- _Material provided_
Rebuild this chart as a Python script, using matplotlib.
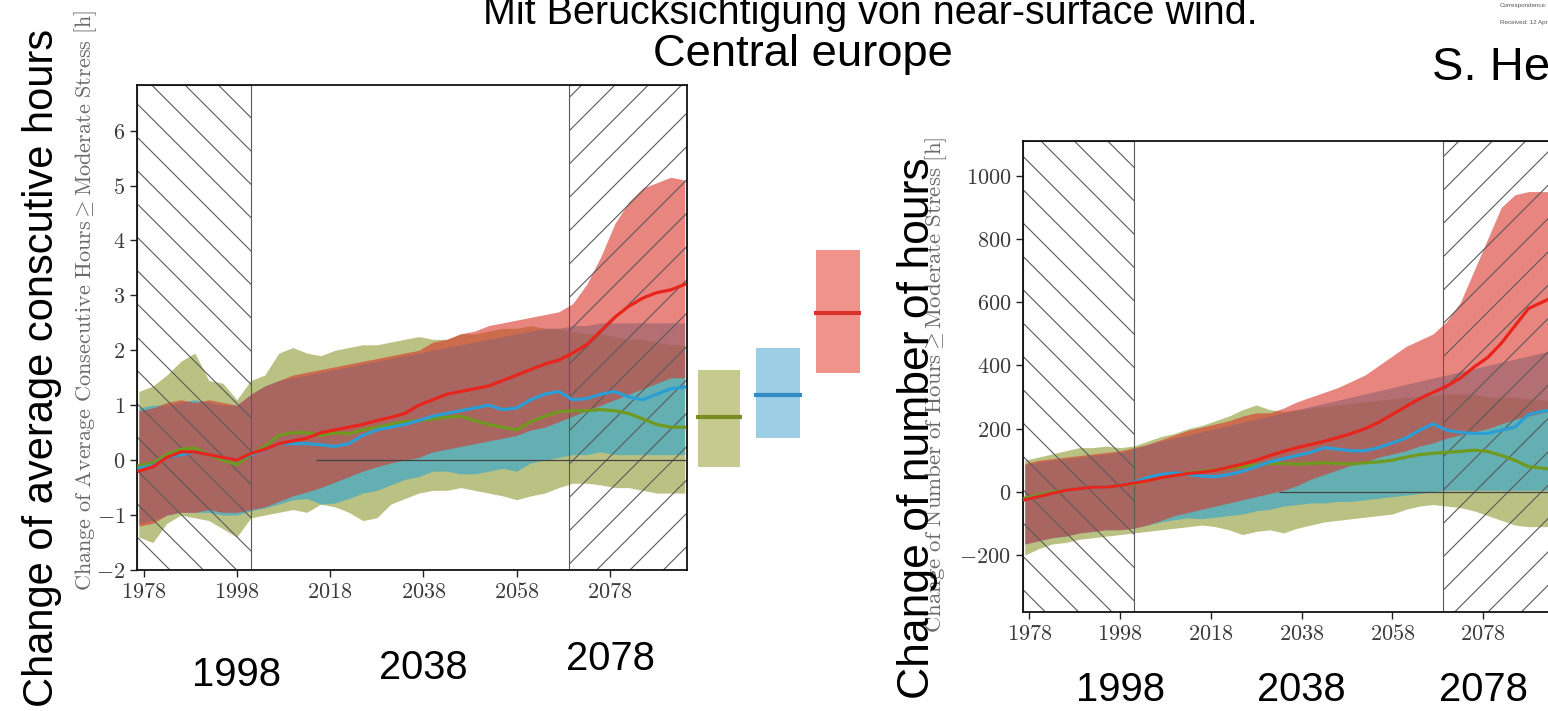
import numpy as np
import matplotlib
matplotlib.use('Agg')
import matplotlib.pyplot as plt
from matplotlib import font_manager
from matplotlib.ticker import FuncFormatter, MultipleLocator
from matplotlib.patches import Rectangle
from matplotlib.transforms import blended_transform_factory

plt.rcParams['mathtext.fontset'] = 'cm'
plt.rcParams['hatch.linewidth'] = 0.8

names = {f.name for f in font_manager.fontManager.ttflist}
NARROW = 'Liberation Sans Narrow' if 'Liberation Sans Narrow' in names else 'Liberation Sans'
SANS = 'Liberation Sans'

# ---------------- data ----------------
years = [1977, 1980, 1983, 1986, 1989, 1992, 1995, 1998, 2001, 2004,
         2007, 2010, 2013, 2016, 2019, 2022, 2025, 2028, 2031, 2034,
         2037, 2040, 2043, 2046, 2049, 2052, 2055, 2058, 2061, 2064,
         2067, 2070, 2073, 2076, 2079, 2082, 2085, 2088, 2091, 2094]

# left panel: average consecutive hours
cons_olive_lo = [-1.4, -1.5, -1.15, -1.0, -1.05, -1.1, -1.25, -1.4, -1.05, -1.0,
                 -0.95, -0.9, -0.95, -0.8, -0.85, -0.95, -1.1, -1.05, -0.8, -0.7,
                 -0.6, -0.55, -0.55, -0.5, -0.55, -0.6, -0.65, -0.72, -0.65, -0.6,
                 -0.5, -0.42, -0.42, -0.45, -0.5, -0.5, -0.55, -0.6, -0.6, -0.6]
cons_olive_hi = [1.25, 1.35, 1.55, 1.8, 1.95, 1.45, 1.4, 1.1, 1.45, 1.55,
                 1.95, 2.05, 1.95, 1.9, 2.0, 2.05, 2.1, 2.1, 2.15, 2.2,
                 2.25, 2.2, 2.2, 2.3, 2.3, 2.35, 2.4, 2.4, 2.45, 2.4,
                 2.4, 2.35, 2.3, 2.3, 2.25, 2.2, 2.2, 2.15, 2.1, 2.1]
cons_blue_lo = [-1.15, -1.1, -1.0, -0.95, -0.95, -0.95, -1.0, -1.0, -0.92, -0.87,
                -0.8, -0.72, -0.7, -0.8, -0.78, -0.7, -0.6, -0.55, -0.45, -0.35,
                -0.3, -0.2, -0.2, -0.25, -0.25, -0.2, -0.15, -0.2, -0.05, 0.0,
                0.05, 0.1, 0.1, 0.15, 0.1, 0.1, 0.1, 0.1, 0.1, 0.1]
cons_blue_hi = [0.95, 1.0, 1.0, 1.05, 1.1, 1.05, 1.0, 1.0, 1.2, 1.35,
                1.45, 1.5, 1.55, 1.6, 1.65, 1.7, 1.75, 1.8, 1.85, 1.9,
                1.95, 2.0, 2.05, 2.1, 2.15, 2.2, 2.25, 2.3, 2.35, 2.4,
                2.4, 2.45, 2.45, 2.5, 2.5, 2.5, 2.5, 2.5, 2.5, 2.5]
cons_red_lo = [-1.2, -1.15, -1.0, -0.95, -0.95, -0.9, -0.95, -0.95, -0.9, -0.85,
               -0.75, -0.65, -0.58, -0.5, -0.4, -0.3, -0.2, -0.12, -0.05, 0.0,
               0.05, 0.15, 0.2, 0.25, 0.3, 0.35, 0.4, 0.45, 0.55, 0.6,
               0.7, 0.8, 0.9, 1.0, 1.1, 1.2, 1.3, 1.4, 1.5, 1.5]
cons_red_hi = [0.9, 0.95, 1.05, 1.1, 1.05, 1.1, 1.05, 1.0, 1.2, 1.35,
               1.45, 1.55, 1.6, 1.65, 1.7, 1.75, 1.8, 1.85, 1.9, 1.95,
               2.0, 2.15, 2.2, 2.3, 2.35, 2.45, 2.5, 2.55, 2.6, 2.65,
               2.7, 2.85, 3.2, 3.7, 4.3, 4.7, 4.95, 5.05, 5.15, 5.1]
cons_olive = [-0.1, -0.05, 0.1, 0.2, 0.22, 0.1, 0.0, -0.08, 0.1, 0.25,
              0.45, 0.5, 0.5, 0.45, 0.5, 0.48, 0.55, 0.6, 0.65, 0.7,
              0.72, 0.75, 0.78, 0.8, 0.72, 0.65, 0.6, 0.55, 0.7, 0.8,
              0.88, 0.9, 0.9, 0.92, 0.9, 0.85, 0.75, 0.65, 0.6, 0.6]
cons_blue = [-0.15, -0.1, 0.05, 0.1, 0.15, 0.1, 0.05, 0.0, 0.1, 0.2,
             0.3, 0.3, 0.3, 0.28, 0.25, 0.3, 0.45, 0.55, 0.6, 0.65,
             0.72, 0.8, 0.85, 0.9, 0.95, 1.0, 0.92, 0.95, 1.1, 1.2,
             1.25, 1.1, 1.12, 1.2, 1.25, 1.15, 1.1, 1.2, 1.3, 1.33]
cons_red = [-0.2, -0.12, 0.05, 0.15, 0.15, 0.1, 0.05, 0.0, 0.12, 0.2,
            0.3, 0.35, 0.4, 0.5, 0.55, 0.6, 0.65, 0.72, 0.78, 0.85,
            1.0, 1.1, 1.2, 1.25, 1.3, 1.35, 1.45, 1.55, 1.65, 1.75,
            1.82, 1.95, 2.1, 2.35, 2.6, 2.8, 2.95, 3.05, 3.1, 3.2]

# end-of-century boxes (low, median, high) for olive, blue, red
box_lo = [-0.13, 0.40, 1.58]
box_med = [0.78, 1.18, 2.67]
box_hi = [1.64, 2.04, 3.82]

# right panel: number of hours
num_olive_lo = [-200, -180, -165, -160, -150, -145, -140, -135, -130, -125,
                -120, -115, -110, -105, -110, -120, -135, -125, -120, -130,
                -115, -105, -95, -90, -85, -80, -75, -70, -55, -45,
                -40, -45, -50, -60, -75, -90, -105, -110, -110, -110]
num_olive_hi = [100, 110, 120, 130, 140, 140, 145, 140, 145, 160,
                175, 185, 200, 210, 225, 240, 260, 275, 260, 255,
                260, 265, 270, 275, 280, 285, 290, 295, 300, 300,
                305, 310, 310, 310, 300, 300, 300, 295, 290, 290]
num_blue_lo = [-165, -155, -145, -140, -130, -125, -120, -120, -115, -105,
               -95, -88, -82, -85, -80, -75, -70, -60, -55, -45,
               -40, -35, -35, -30, -30, -25, -20, -15, -10, -5,
               0, 5, 5, 5, 5, 5, 5, 5, 5, 5]
num_blue_hi = [85, 95, 100, 105, 110, 115, 120, 125, 135, 150,
               160, 170, 180, 190, 200, 210, 220, 230, 240, 250,
               260, 270, 280, 290, 300, 310, 320, 330, 340, 350,
               360, 370, 380, 390, 400, 410, 420, 430, 440, 450]
num_red_lo = [-165, -155, -145, -140, -130, -125, -120, -120, -115, -105,
              -90, -75, -65, -55, -45, -35, -25, -15, -5, 5,
              20, 40, 55, 70, 85, 95, 110, 120, 130, 145,
              155, 170, 180, 190, 200, 215, 230, 240, 250, 260]
num_red_hi = [90, 100, 105, 110, 115, 120, 125, 130, 140, 150,
              165, 180, 195, 205, 215, 225, 240, 250, 250, 265,
              285, 300, 315, 330, 350, 370, 400, 430, 460, 480,
              500, 540, 600, 700, 800, 900, 940, 950, 950, 950]
num_olive = [-20, -10, 0, 5, 10, 15, 15, 20, 25, 35,
             45, 55, 60, 65, 70, 75, 80, 85, 90, 90,
             88, 90, 92, 90, 88, 92, 95, 100, 110, 118,
             122, 125, 128, 132, 128, 115, 100, 80, 75, 70]
num_blue = [-25, -15, -5, 5, 10, 15, 15, 20, 30, 45,
            55, 60, 55, 50, 48, 55, 65, 80, 95, 105,
            115, 125, 140, 135, 130, 130, 140, 155, 170, 195,
            215, 195, 188, 185, 185, 195, 205, 245, 255, 260]
num_red = [-25, -15, -5, 5, 10, 15, 15, 20, 28, 35,
           45, 52, 58, 62, 68, 78, 88, 100, 115, 128,
           140, 150, 160, 172, 185, 200, 220, 245, 270, 295,
           315, 335, 360, 395, 425, 470, 525, 580, 600, 620]

x_ticks = [1978, 1998, 2018, 2038, 2058, 2078]
big_years = ['1998', '2038', '2078']

# ---------------- styling ----------------
OLIVE_F, BLUE_F, RED_F = '#8c9a30', '#2aa3d2', '#d9342a'
OLIVE_L, BLUE_L, RED_L = '#6f9a1f', '#2c9ed6', '#e8251c'
BOX_F = ['#c6ca8e', '#9ecde6', '#f0938b']
BOX_L = ['#7a8c22', '#2f8cc4', '#d8322a']
XLIM = (1976.6, 2094.5)
HIST_END, FUT_START = 2001.0, 2069.1

W, H = 1548, 711
fig = plt.figure(figsize=(W / 100, H / 100), dpi=100)


def place(l, t, r, b):
    return fig.add_axes([l / W, 1 - b / H, (r - l) / W, (b - t) / H])


def draw_panel(ax, bands, means, ylim, ystep, zero_from):
    for (lo, hi), col in zip(bands, [OLIVE_F, BLUE_F, RED_F]):
        ax.fill_between(years, lo, hi, color=col, alpha=0.6, lw=0, zorder=1)
    ax.axvspan(XLIM[0], HIST_END, facecolor='none', edgecolor='#5a5a5a',
               hatch='\\', lw=0.8, zorder=2)
    ax.axvspan(FUT_START, XLIM[1], facecolor='none', edgecolor='#5a5a5a',
               hatch='/', lw=0.8, zorder=2)
    ax.hlines(0, zero_from, XLIM[1], color='#444444', lw=0.9, zorder=3)
    for m, col in zip(means, [OLIVE_L, BLUE_L, RED_L]):
        ax.plot(years, m, color=col, lw=2.3, zorder=4)
    ax.set_xlim(*XLIM)
    ax.set_ylim(*ylim)
    ax.set_xticks(x_ticks)
    ax.yaxis.set_major_locator(MultipleLocator(ystep))
    ax.xaxis.set_major_formatter(FuncFormatter(lambda v, p: r'$%d$' % v))
    ax.yaxis.set_major_formatter(FuncFormatter(lambda v, p: r'$%d$' % v))
    ax.tick_params(direction='out', length=5, width=1, labelsize=16,
                   colors='#222222', labelcolor='#3a3a3a')
    for s in ax.spines.values():
        s.set_linewidth(1.3)
        s.set_color('#111111')


ax1 = place(137, 85, 687, 570)
draw_panel(ax1,
           [(cons_olive_lo, cons_olive_hi), (cons_blue_lo, cons_blue_hi),
            (cons_red_lo, cons_red_hi)],
           [cons_olive, cons_blue, cons_red], (-2, 6.83), 1, 2015)

# boxes right of the left panel
box_x = [(2096.9, 2105.9), (2109.3, 2118.7), (2122.1, 2131.5)]
for (x0, x1), lo, med, hi, fc, lc in zip(box_x, box_lo, box_med, box_hi,
                                          BOX_F, BOX_L):
    ax1.add_patch(Rectangle((x0, lo), x1 - x0, hi - lo, facecolor=fc,
                            edgecolor='none', clip_on=False, zorder=1))
    ax1.plot([x0 - 0.4, x1 + 0.4], [med, med], color=lc, lw=3,
             clip_on=False, solid_capstyle='butt', zorder=2)

ax2 = place(1023, 141, 1558, 612)
draw_panel(ax2,
           [(num_olive_lo, num_olive_hi), (num_blue_lo, num_blue_hi),
            (num_red_lo, num_red_hi)],
           [num_olive, num_blue, num_red], (-380, 1110), 200, 2033)

# small serif axis labels
fig.text(86 / W, 1 - 300 / H,
         r'$\mathrm{Change\ of\ Average\ Consecutive\ Hours} \geq '
         r'\mathrm{Moderate\ Stress\ [h]}$',
         rotation=90, ha='center', va='center', fontsize=16, color='#6a6a6a')
fig.text(936 / W, 1 - 385 / H,
         r'$\mathrm{Change\ of\ Number\ of\ Hours} \geq '
         r'\mathrm{Moderate\ Stress\ [h]}$',
         rotation=90, ha='center', va='center', fontsize=16.5, color='#6a6a6a')

# big slide labels
fig.text(42 / W, 1 - 368 / H, 'Change of average conscutive hours',
         rotation=90, ha='center', va='center', fontsize=30, family=SANS)
fig.text(917 / W, 1 - 428 / H, 'Change of number of hours',
         rotation=90, ha='center', va='center', fontsize=32, family=SANS)

title = fig.text(870 / W, 1 - 24 / H,
                 'Mit Berücksichtigung von near-surface wind.',
                 ha='center', va='baseline', fontsize=34, family=NARROW)
sub = fig.text(803 / W, 1 - 66 / H, 'Central europe', ha='center',
               va='baseline', fontsize=32, family=SANS)
fig.text(1432 / W, 1 - 80 / H, 'S. He', ha='left', va='baseline',
         fontsize=34, family=SANS)
fig.text(1500 / W, 1 - 7 / H, 'Correspondence:', ha='left', va='baseline',
         fontsize=4.5, color='#555555', family=SANS)
fig.text(1500 / W, 1 - 24 / H, 'Received: 12 Apr', ha='left', va='baseline',
         fontsize=4.5, color='#555555', family=SANS)

# fit the slide texts to the widths seen in the reference
renderer = fig.canvas.get_renderer()


def fit_width(t, target):
    w = t.get_window_extent(renderer).width
    t.set_fontsize(t.get_fontsize() * target / w)


fit_width(title, 775)
fit_width(sub, 300)

# big year labels under each panel
for ax, bases in [(ax1, [686, 679, 670]), (ax2, [701, 701, 701])]:
    tr = blended_transform_factory(ax.transData, fig.transFigure)
    for lab, base in zip(big_years, bases):
        t = ax.text(int(lab), 1 - base / H, lab, transform=tr, ha='center',
                    va='baseline', fontsize=34, family=NARROW, clip_on=False)
        fit_width(t, 89)

fig.savefig('out.png', dpi=100, facecolor='white')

- _Your instructions_
Leave out the pictures and repeat the lines from the start of the material through the line with "plt.rcParams['hatch.linewidth'] = 0.8", inclusive.

- _Solution for this task_
Rebuild this chart as a Python script, using matplotlib.
import numpy as np
import matplotlib
matplotlib.use('Agg')
import matplotlib.pyplot as plt
from matplotlib import font_manager
from matplotlib.ticker import FuncFormatter, MultipleLocator
from matplotlib.patches import Rectangle
from matplotlib.transforms import blended_transform_factory

plt.rcParams['mathtext.fontset'] = 'cm'
plt.rcParams['hatch.linewidth'] = 0.8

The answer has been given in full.